══ Stored data

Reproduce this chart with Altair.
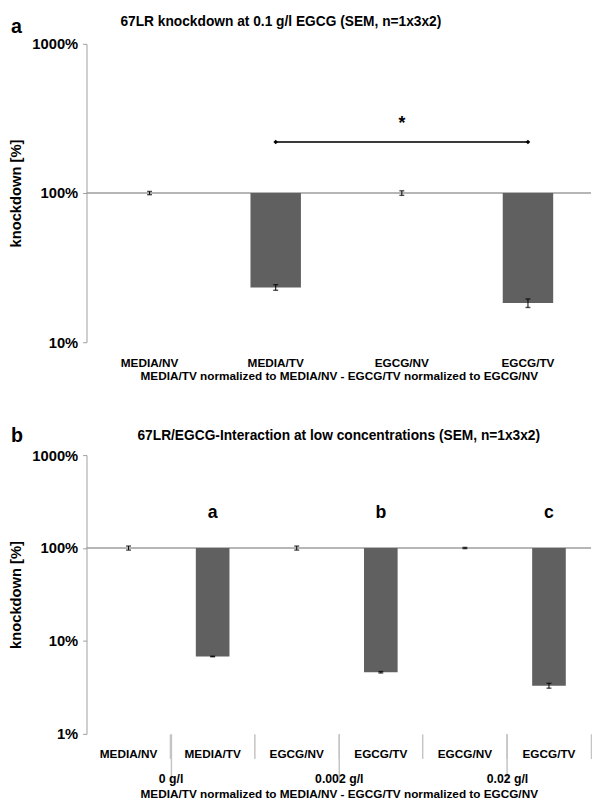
import altair as alt
import pandas as pd

FONT = "Liberation Sans"
BAR = "#606060"
AXIS = "#9e9e9e"
SEP = "#c4c4c4"

# ---------------- data: panel a ----------------
panel_letters = ["a", "b"]
title_a = "67LR knockdown at 0.1 g/l EGCG (SEM, n=1x3x2)"
cats_a = ["MEDIA/NV", "MEDIA/TV", "EGCG/NV", "EGCG/TV"]
vals_a = [100, 23.3, 100, 18.3]
err_a = [2.5, 1.0, 3.5, 1.2]
sig_cats_a = ["MEDIA/TV", "EGCG/TV"]
sig_level_a = [220, 220]
star_cat_a = ["EGCG/NV"]
star_level_a = [290]
yticks_a = [10, 100, 1000]

# ---------------- data: panel b ----------------
title_b = "67LR/EGCG-Interaction at low concentrations (SEM, n=1x3x2)"
group_names = ["0 g/l", "0.002 g/l", "0.02 g/l"]
groups_b = ["0 g/l", "0 g/l", "0.002 g/l", "0.002 g/l", "0.02 g/l", "0.02 g/l"]
cats_b = ["MEDIA/NV", "MEDIA/TV", "EGCG/NV", "EGCG/TV", "EGCG/NV", "EGCG/TV"]
vals_b = [100, 6.8, 100, 4.6, 100, 3.3]
err_b = [5, 0.05, 5, 0.08, 1.5, 0.2]
letter_groups_b = ["0 g/l", "0.002 g/l", "0.02 g/l"]
letter_cats_b = ["MEDIA/TV", "EGCG/TV", "EGCG/TV"]
letter_texts_b = ["a", "b", "c"]
letter_level_b = [240, 240, 240]
yticks_b = [1, 10, 100, 1000]

xtitle = "MEDIA/TV normalized to MEDIA/NV - EGCG/TV normalized to EGCG/NV"
ytitle = "knockdown [%]"
ref_level = [100]

W = 514
PAD0 = {"left": 0, "top": 0, "right": 0, "bottom": 0}


def y_axis(vals):
    return alt.Axis(values=vals, labelExpr="datum.value + '%'", title=ytitle,
                    tickSize=4, labelPadding=5, titlePadding=9,
                    domainColor=AXIS, tickColor=AXIS, labelFontSize=15,
                    titleFontSize=15, grid=False)


def heading_layer(letter, title, title_x, letter_y, title_y):
    lt = alt.Chart(pd.DataFrame({"t": [letter]})).mark_text(
        align="left", baseline="top", fontSize=20, fontWeight="bold",
        font=FONT, color="black").encode(text="t:N", x=alt.value(-77), y=alt.value(letter_y))
    tt = alt.Chart(pd.DataFrame({"t": [title]})).mark_text(
        align="center", baseline="top", fontSize=14, fontWeight="bold",
        font=FONT, color="black").encode(text="t:N", x=alt.value(title_x),
                                         y=alt.value(title_y))
    return lt, tt


# ---------------- panel a ----------------
df_a = pd.DataFrame({"cat": cats_a, "val": vals_a, "err": err_a})
ys_a = alt.Scale(type="log", domain=[yticks_a[0], yticks_a[-1]])
xa_full = alt.X("cat:N", sort=cats_a,
                scale=alt.Scale(paddingInner=0, paddingOuter=0),
                axis=alt.Axis(title=xtitle, labelAngle=0, ticks=False, domain=False,
                              labelPadding=16, titlePadding=2, labelFontSize=12,
                              titleFontSize=12))
xa = alt.X("cat:N", sort=cats_a)

base_a = alt.Chart(df_a).transform_calculate(
    lo="datum.val - datum.err", hi="datum.val + datum.err")

ref_a = alt.Chart(pd.DataFrame({"ref": ref_level})).mark_rule(
    color=AXIS, strokeWidth=1.5).encode(y=alt.Y("ref:Q", scale=ys_a))
bars_a = base_a.mark_bar(color=BAR, width=alt.RelativeBandSize(0.4)).encode(
    x=xa_full, y=alt.Y("val:Q", scale=ys_a, axis=y_axis(yticks_a)), y2=alt.datum(100))
err_rule_a = base_a.mark_rule(color="black", strokeWidth=1).encode(
    x=xa, y="lo:Q", y2="hi:Q")
err_lo_a = base_a.mark_tick(color="black", size=5, thickness=1.4).encode(x=xa, y="lo:Q")
err_hi_a = base_a.mark_tick(color="black", size=5, thickness=1.4).encode(x=xa, y="hi:Q")
sig_a = alt.Chart(pd.DataFrame({"cat": sig_cats_a, "lvl": sig_level_a})).mark_line(
    color="#3a3a3a", strokeWidth=2,
    point=alt.OverlayMarkDef(color="black", size=22, shape="diamond", filled=True)
).encode(x=xa, y="lvl:Q")
star_a = alt.Chart(pd.DataFrame({"cat": star_cat_a, "lvl": star_level_a, "t": ["*"]})).mark_text(
    fontSize=18, fontWeight="bold", baseline="middle", font=FONT, color="black"
).encode(x=xa, y="lvl:Q", text="t:N")
head_a = heading_layer(panel_letters[0], title_a, W / 2 - 59, -27, -29)

panel_a = alt.layer(ref_a, bars_a, err_rule_a, err_lo_a, err_hi_a, sig_a, star_a,
                    *head_a).properties(width=W, height=304)

# ---------------- panel b ----------------
keys_b = [g + "|" + c for g, c in zip(groups_b, cats_b)]
df_b = pd.DataFrame({"group": groups_b, "cat": cats_b, "val": vals_b, "err": err_b})
ys_b = alt.Scale(type="log", domain=[yticks_b[0], yticks_b[-1]])
xb_full = alt.X("key:N", sort=keys_b,
                scale=alt.Scale(paddingInner=0, paddingOuter=0),
                axis=alt.Axis(title=None, labelExpr="split(datum.label, '|')[1]",
                              labelAngle=0, ticks=True, bandPosition=1, tickSize=25,
                              tickColor=SEP, tickWidth=1.5, domain=False,
                              labelPadding=-10, labelFontSize=12))
xb = alt.X("key:N", sort=keys_b)

base_b = alt.Chart(df_b).transform_calculate(
    key="datum.group + '|' + datum.cat",
    lo="datum.val - datum.err", hi="datum.val + datum.err")

ref_b = alt.Chart(pd.DataFrame({"ref": ref_level})).mark_rule(
    color=AXIS, strokeWidth=1.5).encode(y=alt.Y("ref:Q", scale=ys_b))
bars_b = base_b.mark_bar(color=BAR, width=alt.RelativeBandSize(0.4)).encode(
    x=xb_full, y=alt.Y("val:Q", scale=ys_b, axis=y_axis(yticks_b)), y2=alt.datum(100))
err_rule_b = base_b.mark_rule(color="black", strokeWidth=1).encode(
    x=xb, y="lo:Q", y2="hi:Q")
err_lo_b = base_b.mark_tick(color="black", size=5, thickness=1.4).encode(x=xb, y="lo:Q")
err_hi_b = base_b.mark_tick(color="black", size=5, thickness=1.4).encode(x=xb, y="hi:Q")
letters_b = alt.Chart(pd.DataFrame({"group": letter_groups_b, "cat": letter_cats_b,
                                    "t": letter_texts_b, "lvl": letter_level_b})
                      ).transform_calculate(key="datum.group + '|' + datum.cat").mark_text(
    fontSize=18, fontWeight="bold", baseline="middle", font=FONT, color="black"
).encode(x=xb, y="lvl:Q", text="t:N")
head_b = heading_layer(panel_letters[1], title_b, W / 2, -29, -26)

main_b = alt.layer(ref_b, bars_b, err_rule_b, err_lo_b, err_hi_b, letters_b, *head_b)

group_layer = alt.Chart(pd.DataFrame({"group": group_names})).mark_point(opacity=0).encode(
    x=alt.X("group:N", sort=group_names,
            scale=alt.Scale(paddingInner=0, paddingOuter=0),
            axis=alt.Axis(orient="bottom", title=xtitle, bandPosition=0, tickSize=48,
                          tickColor=SEP, tickWidth=1.5, domain=False, labelPadding=-8,
                          labelAngle=0, titlePadding=3, labelFontSize=12.5,
                          titleFontSize=12)),
    y=alt.datum(100))

panel_b = alt.layer(main_b, group_layer).resolve_scale(x="independent").properties(
    width=W, height=284)

chart = alt.vconcat(panel_a, panel_b, spacing=46).properties(padding=PAD0).configure(
    padding=PAD0
).configure_axis(
    labelFont=FONT, titleFont=FONT, labelFontWeight="bold", titleFontWeight="bold",
    labelColor="black", titleColor="black", grid=False
).configure_view(stroke=None)

chart.save("out.html", embed_options={"renderer": "svg", "actions": False})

════

Problem details: Only the lines from the top of the data through the line with "yticks_b = [1, 10, 100, 1000]" should be quoted, exactly and with both ends kept; skip the pictures.

Solution to the problem:
Reproduce this chart with Altair.
import altair as alt
import pandas as pd

FONT = "Liberation Sans"
BAR = "#606060"
AXIS = "#9e9e9e"
SEP = "#c4c4c4"

# ---------------- data: panel a ----------------
panel_letters = ["a", "b"]
title_a = "67LR knockdown at 0.1 g/l EGCG (SEM, n=1x3x2)"
cats_a = ["MEDIA/NV", "MEDIA/TV", "EGCG/NV", "EGCG/TV"]
vals_a = [100, 23.3, 100, 18.3]
err_a = [2.5, 1.0, 3.5, 1.2]
sig_cats_a = ["MEDIA/TV", "EGCG/TV"]
sig_level_a = [220, 220]
star_cat_a = ["EGCG/NV"]
star_level_a = [290]
yticks_a = [10, 100, 1000]

# ---------------- data: panel b ----------------
title_b = "67LR/EGCG-Interaction at low concentrations (SEM, n=1x3x2)"
group_names = ["0 g/l", "0.002 g/l", "0.02 g/l"]
groups_b = ["0 g/l", "0 g/l", "0.002 g/l", "0.002 g/l", "0.02 g/l", "0.02 g/l"]
cats_b = ["MEDIA/NV", "MEDIA/TV", "EGCG/NV", "EGCG/TV", "EGCG/NV", "EGCG/TV"]
vals_b = [100, 6.8, 100, 4.6, 100, 3.3]
err_b = [5, 0.05, 5, 0.08, 1.5, 0.2]
letter_groups_b = ["0 g/l", "0.002 g/l", "0.02 g/l"]
letter_cats_b = ["MEDIA/TV", "EGCG/TV", "EGCG/TV"]
letter_texts_b = ["a", "b", "c"]
letter_level_b = [240, 240, 240]
yticks_b = [1, 10, 100, 1000]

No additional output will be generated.